** Data extracted from a collection **
################
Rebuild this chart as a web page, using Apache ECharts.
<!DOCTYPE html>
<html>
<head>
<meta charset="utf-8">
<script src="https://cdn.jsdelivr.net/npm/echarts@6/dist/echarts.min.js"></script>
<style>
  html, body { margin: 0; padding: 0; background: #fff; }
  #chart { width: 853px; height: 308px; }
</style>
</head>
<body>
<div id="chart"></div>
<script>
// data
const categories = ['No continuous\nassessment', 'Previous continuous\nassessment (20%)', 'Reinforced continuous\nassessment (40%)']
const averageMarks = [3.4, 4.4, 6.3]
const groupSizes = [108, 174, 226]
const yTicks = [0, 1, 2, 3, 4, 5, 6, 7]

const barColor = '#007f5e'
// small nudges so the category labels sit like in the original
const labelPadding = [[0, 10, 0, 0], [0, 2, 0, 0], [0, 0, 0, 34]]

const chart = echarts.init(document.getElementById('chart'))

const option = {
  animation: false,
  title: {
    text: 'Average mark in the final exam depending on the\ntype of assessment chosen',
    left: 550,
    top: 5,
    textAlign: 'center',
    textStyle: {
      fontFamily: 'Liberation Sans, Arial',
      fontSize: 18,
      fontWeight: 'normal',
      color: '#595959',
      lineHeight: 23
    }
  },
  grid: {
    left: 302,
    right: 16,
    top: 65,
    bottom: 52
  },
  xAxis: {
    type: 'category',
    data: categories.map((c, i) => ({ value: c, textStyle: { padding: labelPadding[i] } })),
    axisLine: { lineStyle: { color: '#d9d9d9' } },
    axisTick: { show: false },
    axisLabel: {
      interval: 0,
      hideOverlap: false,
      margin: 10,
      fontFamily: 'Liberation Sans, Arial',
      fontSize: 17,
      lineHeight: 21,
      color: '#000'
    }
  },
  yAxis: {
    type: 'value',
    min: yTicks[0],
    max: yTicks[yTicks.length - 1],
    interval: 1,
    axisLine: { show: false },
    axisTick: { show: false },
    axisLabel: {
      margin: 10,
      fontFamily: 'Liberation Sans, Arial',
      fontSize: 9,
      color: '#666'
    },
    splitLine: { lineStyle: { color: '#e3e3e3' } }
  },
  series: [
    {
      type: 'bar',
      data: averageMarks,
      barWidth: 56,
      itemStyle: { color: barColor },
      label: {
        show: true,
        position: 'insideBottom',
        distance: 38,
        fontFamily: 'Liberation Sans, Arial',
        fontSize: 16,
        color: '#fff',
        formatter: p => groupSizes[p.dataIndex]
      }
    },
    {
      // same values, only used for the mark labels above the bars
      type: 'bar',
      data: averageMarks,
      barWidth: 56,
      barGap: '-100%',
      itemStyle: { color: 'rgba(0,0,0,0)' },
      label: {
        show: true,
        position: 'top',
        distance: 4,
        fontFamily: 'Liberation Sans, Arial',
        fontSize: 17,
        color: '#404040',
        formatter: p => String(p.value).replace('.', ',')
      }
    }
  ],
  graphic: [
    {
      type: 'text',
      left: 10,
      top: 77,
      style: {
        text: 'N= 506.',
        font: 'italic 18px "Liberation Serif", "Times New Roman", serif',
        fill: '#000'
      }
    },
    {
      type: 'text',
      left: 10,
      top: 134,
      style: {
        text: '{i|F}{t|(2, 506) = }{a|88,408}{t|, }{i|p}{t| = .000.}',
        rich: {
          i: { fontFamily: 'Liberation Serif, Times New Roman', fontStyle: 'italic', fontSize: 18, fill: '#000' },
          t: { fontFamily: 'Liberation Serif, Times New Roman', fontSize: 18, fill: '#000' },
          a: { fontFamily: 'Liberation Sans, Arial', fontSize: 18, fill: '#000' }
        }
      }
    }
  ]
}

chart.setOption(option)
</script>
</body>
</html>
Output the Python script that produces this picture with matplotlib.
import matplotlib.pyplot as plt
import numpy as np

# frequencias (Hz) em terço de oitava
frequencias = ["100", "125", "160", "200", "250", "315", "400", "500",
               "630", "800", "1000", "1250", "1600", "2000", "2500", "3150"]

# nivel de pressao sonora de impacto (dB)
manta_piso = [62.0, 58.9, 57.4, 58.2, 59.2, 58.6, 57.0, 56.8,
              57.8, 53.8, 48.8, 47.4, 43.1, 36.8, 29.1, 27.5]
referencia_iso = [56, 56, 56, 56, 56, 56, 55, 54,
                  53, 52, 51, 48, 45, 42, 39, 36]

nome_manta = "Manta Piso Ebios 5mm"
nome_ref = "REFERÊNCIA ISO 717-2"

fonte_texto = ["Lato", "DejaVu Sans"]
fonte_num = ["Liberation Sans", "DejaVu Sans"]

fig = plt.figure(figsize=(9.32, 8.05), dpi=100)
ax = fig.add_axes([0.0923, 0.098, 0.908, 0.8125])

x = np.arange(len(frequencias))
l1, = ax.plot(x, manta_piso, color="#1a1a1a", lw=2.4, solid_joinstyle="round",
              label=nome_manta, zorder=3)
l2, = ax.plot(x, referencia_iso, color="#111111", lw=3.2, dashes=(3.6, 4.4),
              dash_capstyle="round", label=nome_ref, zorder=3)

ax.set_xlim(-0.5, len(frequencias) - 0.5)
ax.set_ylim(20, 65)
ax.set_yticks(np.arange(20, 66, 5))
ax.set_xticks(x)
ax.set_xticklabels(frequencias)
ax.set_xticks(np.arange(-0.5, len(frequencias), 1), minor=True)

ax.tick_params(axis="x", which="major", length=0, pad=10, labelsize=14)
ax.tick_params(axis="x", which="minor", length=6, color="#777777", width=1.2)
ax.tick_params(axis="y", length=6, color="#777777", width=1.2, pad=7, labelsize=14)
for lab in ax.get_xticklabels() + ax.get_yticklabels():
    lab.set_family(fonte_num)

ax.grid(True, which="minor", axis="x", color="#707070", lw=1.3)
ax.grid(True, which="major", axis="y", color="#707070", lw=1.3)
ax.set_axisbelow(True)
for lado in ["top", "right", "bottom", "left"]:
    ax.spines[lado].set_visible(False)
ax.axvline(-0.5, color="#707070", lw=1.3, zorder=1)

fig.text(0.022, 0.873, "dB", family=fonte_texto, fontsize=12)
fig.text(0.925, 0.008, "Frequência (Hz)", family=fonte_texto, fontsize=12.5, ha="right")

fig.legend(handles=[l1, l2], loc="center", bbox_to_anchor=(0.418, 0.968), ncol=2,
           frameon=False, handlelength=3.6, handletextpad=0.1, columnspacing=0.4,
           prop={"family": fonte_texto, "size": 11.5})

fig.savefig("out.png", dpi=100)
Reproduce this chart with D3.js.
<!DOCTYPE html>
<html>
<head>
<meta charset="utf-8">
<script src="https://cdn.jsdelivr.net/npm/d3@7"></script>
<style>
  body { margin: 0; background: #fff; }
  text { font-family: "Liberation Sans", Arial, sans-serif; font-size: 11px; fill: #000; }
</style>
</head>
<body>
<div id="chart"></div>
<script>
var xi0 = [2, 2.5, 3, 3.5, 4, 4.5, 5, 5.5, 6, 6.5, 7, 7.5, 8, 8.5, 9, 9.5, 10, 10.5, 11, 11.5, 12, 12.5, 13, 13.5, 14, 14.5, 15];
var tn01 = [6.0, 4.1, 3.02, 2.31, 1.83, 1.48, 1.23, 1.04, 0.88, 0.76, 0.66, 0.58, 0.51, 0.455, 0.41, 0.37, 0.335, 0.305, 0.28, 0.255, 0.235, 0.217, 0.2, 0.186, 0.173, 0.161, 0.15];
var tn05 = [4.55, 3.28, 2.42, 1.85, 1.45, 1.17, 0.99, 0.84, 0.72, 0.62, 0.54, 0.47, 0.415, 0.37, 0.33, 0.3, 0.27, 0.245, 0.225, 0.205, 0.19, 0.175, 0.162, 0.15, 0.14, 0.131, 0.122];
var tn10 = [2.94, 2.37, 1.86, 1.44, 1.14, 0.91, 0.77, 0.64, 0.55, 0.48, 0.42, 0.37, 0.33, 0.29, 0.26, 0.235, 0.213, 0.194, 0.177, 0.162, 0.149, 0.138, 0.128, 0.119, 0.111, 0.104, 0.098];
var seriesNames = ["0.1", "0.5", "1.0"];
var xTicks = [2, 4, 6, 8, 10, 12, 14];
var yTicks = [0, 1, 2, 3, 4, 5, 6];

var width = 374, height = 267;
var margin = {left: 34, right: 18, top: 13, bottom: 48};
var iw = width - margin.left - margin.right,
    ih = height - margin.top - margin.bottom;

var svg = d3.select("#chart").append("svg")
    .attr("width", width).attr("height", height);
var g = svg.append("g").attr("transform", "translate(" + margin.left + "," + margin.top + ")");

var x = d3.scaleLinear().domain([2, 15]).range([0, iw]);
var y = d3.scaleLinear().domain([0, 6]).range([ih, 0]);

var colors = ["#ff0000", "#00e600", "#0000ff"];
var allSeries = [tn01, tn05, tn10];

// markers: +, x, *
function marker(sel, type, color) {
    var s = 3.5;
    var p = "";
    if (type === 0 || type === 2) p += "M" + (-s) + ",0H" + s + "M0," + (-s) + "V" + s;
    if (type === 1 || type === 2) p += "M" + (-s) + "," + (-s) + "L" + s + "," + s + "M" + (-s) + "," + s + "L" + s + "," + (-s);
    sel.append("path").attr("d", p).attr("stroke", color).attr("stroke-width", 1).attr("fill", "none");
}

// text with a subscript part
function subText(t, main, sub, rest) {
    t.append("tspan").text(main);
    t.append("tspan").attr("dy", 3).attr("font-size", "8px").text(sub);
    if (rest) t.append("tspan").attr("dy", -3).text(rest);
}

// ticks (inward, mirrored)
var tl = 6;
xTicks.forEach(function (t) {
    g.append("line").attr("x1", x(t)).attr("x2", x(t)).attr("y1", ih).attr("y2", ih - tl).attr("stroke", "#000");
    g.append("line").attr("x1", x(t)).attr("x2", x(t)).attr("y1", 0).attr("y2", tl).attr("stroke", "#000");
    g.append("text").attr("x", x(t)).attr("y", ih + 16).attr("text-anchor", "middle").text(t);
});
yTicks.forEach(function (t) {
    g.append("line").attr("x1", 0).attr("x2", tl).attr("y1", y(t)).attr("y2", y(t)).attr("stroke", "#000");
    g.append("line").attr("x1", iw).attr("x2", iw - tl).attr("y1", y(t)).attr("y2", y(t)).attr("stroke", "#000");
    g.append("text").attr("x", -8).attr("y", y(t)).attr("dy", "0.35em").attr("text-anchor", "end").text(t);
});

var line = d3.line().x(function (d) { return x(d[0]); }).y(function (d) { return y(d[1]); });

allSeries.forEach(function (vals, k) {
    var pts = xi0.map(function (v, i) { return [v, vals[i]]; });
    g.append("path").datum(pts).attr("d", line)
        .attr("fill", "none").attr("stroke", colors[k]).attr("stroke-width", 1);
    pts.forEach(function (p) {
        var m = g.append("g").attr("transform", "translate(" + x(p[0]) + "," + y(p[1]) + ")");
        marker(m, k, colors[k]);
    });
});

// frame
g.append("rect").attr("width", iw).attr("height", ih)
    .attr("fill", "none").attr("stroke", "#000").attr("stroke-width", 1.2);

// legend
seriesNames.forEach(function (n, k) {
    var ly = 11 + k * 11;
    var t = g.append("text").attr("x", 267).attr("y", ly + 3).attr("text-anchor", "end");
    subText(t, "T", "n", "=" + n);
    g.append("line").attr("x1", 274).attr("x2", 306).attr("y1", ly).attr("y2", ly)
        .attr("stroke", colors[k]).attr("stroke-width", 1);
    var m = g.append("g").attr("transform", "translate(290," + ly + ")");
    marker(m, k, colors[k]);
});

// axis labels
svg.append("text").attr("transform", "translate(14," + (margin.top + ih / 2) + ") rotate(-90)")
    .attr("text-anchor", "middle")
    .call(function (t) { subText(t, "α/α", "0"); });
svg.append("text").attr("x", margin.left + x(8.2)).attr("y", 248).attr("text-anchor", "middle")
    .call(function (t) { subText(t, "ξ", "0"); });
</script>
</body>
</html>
################
** Instructions to follow **
Copy every line above that holds the word "with".

** Solution for this task **
Output the Python script that produces this picture with matplotlib.
Reproduce this chart with D3.js.
// text with a subscript part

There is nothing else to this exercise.